Pandora is losing money. They lost $16 million, on $250 million in revenues for FY2012.
Spotify lost money in 2011, $56 million on $244 million in revenues and perhaps 5 million paid subscribers.
As a commercial service, Napster tanked and had to merge with Rhapsody.
Rhapsody might be eking out a $1 million profit, on $125 million in revenues and roughly 1 million users.
Nielson's annual study of the music business indicated that people are using subscription models more, but are also "stubbornly" hanging onto the idea of owning music. Even people who use music subscription services frequently purchase tracks.
Music and movies also differ significantly from books in a critical aspect: Time. A song takes 3-5 minutes to experience; a TV show takes an hour; a movie takes 2 hours or less. A book can take days, if not weeks, for someone to read. So you can pay Netflix $10 a month to watch dozens of shows, or you can pay "Bookify" $10 a month to read one book.

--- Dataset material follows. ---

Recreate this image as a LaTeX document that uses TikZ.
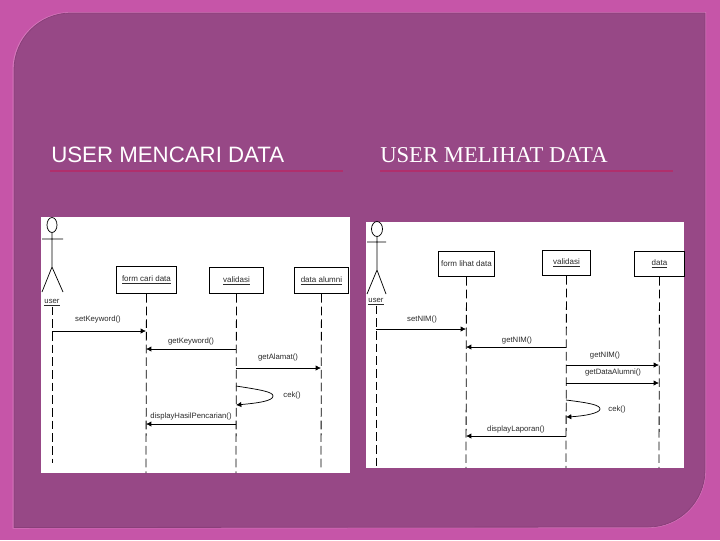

For people who read large numbers of books, it makes sense for the consumer -- but not for the service. The more ebooks they provide to a subscriber in a given month, the less profit they make from that customer.
Amazon Prime works only because Amazon is willing to take a loss on it, in exchange for drawing people into the Kindle system.
One option that might work is a textbook service. You pay X per semester, and can check out ebooks from your school's curriculum for that semester.
Otherwise, I'd say the economics don't look good for ebook subscription services.